__Records to process__
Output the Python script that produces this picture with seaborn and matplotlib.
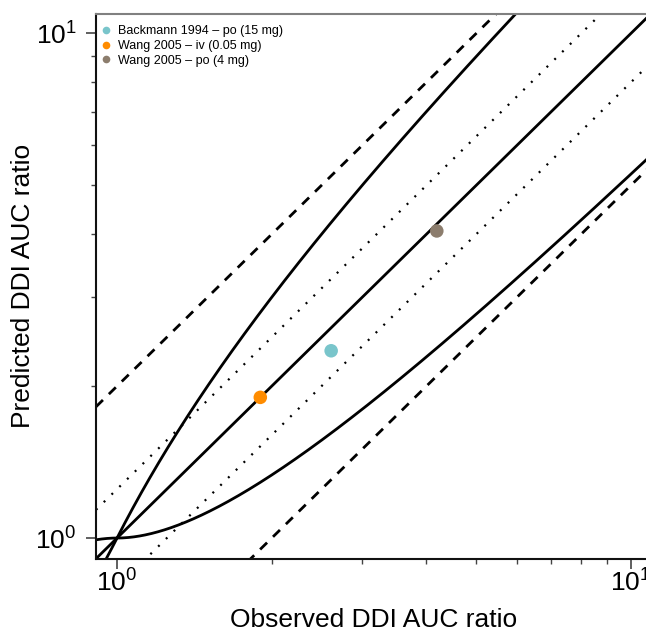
import numpy as np
import pandas as pd
import matplotlib
matplotlib.use("Agg")
import matplotlib.pyplot as plt
import seaborn as sns

# Observed vs predicted DDI AUC ratios
studies = ["Backmann 1994 \u2013 po (15 mg)",
           "Wang 2005 \u2013 iv (0.05 mg)",
           "Wang 2005 \u2013 po (4 mg)"]
observed = [2.61, 1.90, 4.19]
predicted = [2.35, 1.90, 4.06]
colors = ["#79C5CB", "#FF8C00", "#8C7D6D"]

axis_lim = (0.91, 10.94)

sns.set_style("ticks")
plt.rcParams["font.family"] = ["Liberation Sans", "DejaVu Sans"]
plt.rcParams["mathtext.fontset"] = "custom"
plt.rcParams["mathtext.rm"] = "Liberation Sans"
plt.rcParams["mathtext.it"] = "Liberation Sans"
plt.rcParams["mathtext.default"] = "regular"
plt.rcParams["axes.labelcolor"] = "black"
plt.rcParams["text.color"] = "black"

df = pd.DataFrame({"Study": studies, "Observed": observed, "Predicted": predicted})

fig = plt.figure(figsize=(6.46, 6.37), dpi=100)
ax = fig.add_axes([96 / 646, 78.3 / 637, 555 / 646, 545 / 637])
ax.set_xscale("log")
ax.set_yscale("log")
ax.set_xlim(axis_lim)
ax.set_ylim(axis_lim)

# Reference lines: unity, 1.25-fold, 2-fold and Guest et al. limits
r = np.logspace(np.log10(axis_lim[0]), np.log10(axis_lim[1]), 600)
rr = np.where(r >= 1, r, 1 / r)
guest = (1 + 2 * (rr - 1)) / rr
lw = 2.0
ax.plot(r, r, color="black", lw=lw, zorder=2)
ax.plot(r, r * guest, color="black", lw=lw, zorder=2)
ax.plot(r, r / guest, color="black", lw=lw, zorder=2)
for f in (1.25, 1 / 1.25):
    ax.plot(r, r * f, color="black", lw=1.6, dashes=(0.9, 4.0),
            dash_capstyle="butt", zorder=2)
for f in (2.0, 0.5):
    ax.plot(r, r * f, color="black", lw=lw, dashes=(3.5, 3.0), zorder=2)

sns.scatterplot(data=df, x="Observed", y="Predicted", hue="Study",
                hue_order=studies, palette=colors, s=95, linewidth=0,
                ax=ax, zorder=3, legend=True)

handles, labels = ax.get_legend_handles_labels()
for h in handles:
    h.set_markersize(5.5)
ax.legend(handles, labels, loc="upper left", bbox_to_anchor=(-0.015, 0.995),
          frameon=False, fontsize=9, handletextpad=0.1, labelspacing=0.22,
          handlelength=1.6, borderaxespad=0.3, labelcolor="black")

ax.set_xlabel("Observed DDI AUC ratio", fontsize=19, labelpad=8, color="black")
ax.set_ylabel("Predicted DDI AUC ratio", fontsize=19, labelpad=0, color="black")

ax.tick_params(axis="both", which="major", length=7, width=1.2,
               labelsize=19, color="#444444", labelcolor="black")
ax.tick_params(axis="both", which="minor", length=3.6, width=1.0,
               color="#444444")
ax.tick_params(axis="x", which="major", pad=1)
ax.tick_params(axis="y", which="major", pad=7)

for side in ("left", "bottom"):
    ax.spines[side].set_color("#111111")
    ax.spines[side].set_linewidth(1.5)
for side in ("top", "right"):
    ax.spines[side].set_visible(True)
    ax.spines[side].set_color("#808080")
    ax.spines[side].set_linewidth(1.5)

fig.savefig("out.png", dpi=100)
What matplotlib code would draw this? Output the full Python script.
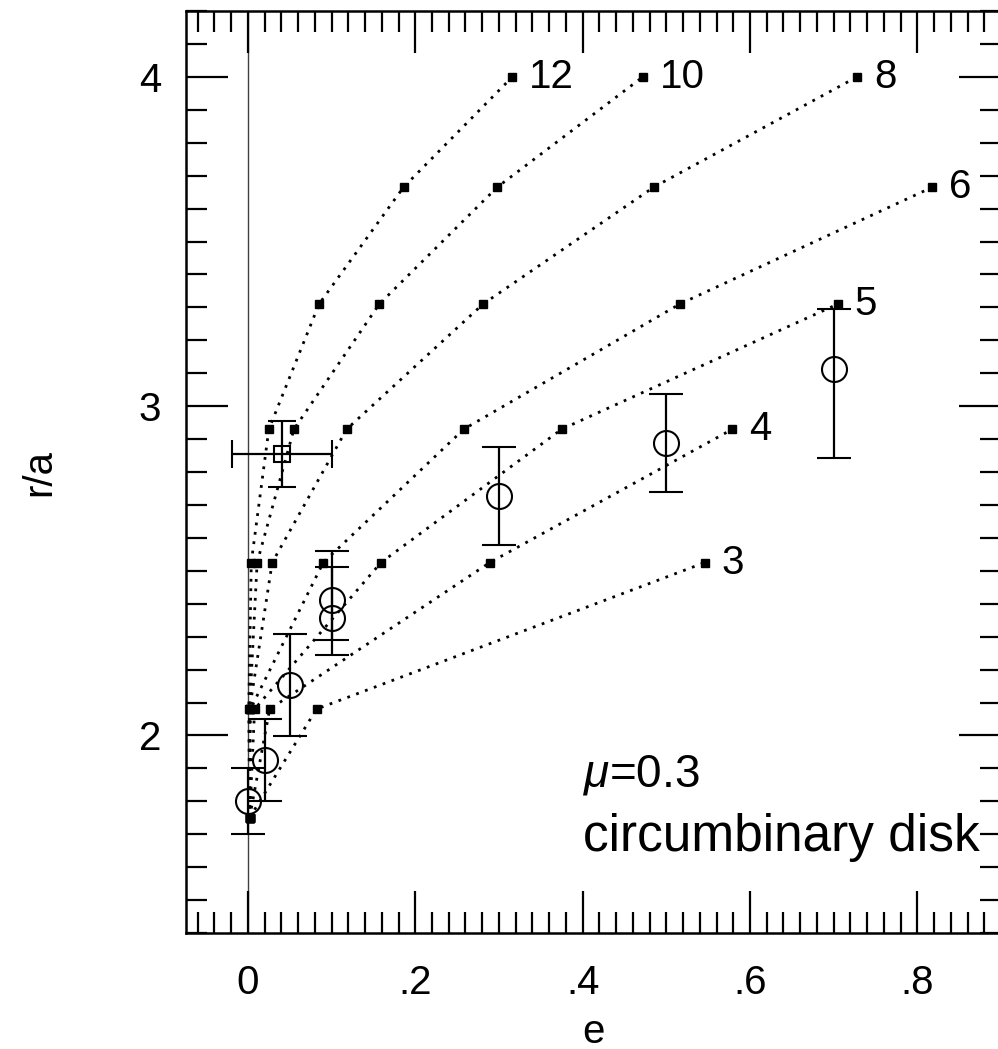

__Exercise task__
Look through the records and gather every line containing "script".

__Expected answer__
Output the Python script that produces this picture with seaborn and matplotlib.
What matplotlib code would draw this? Output the full Python script.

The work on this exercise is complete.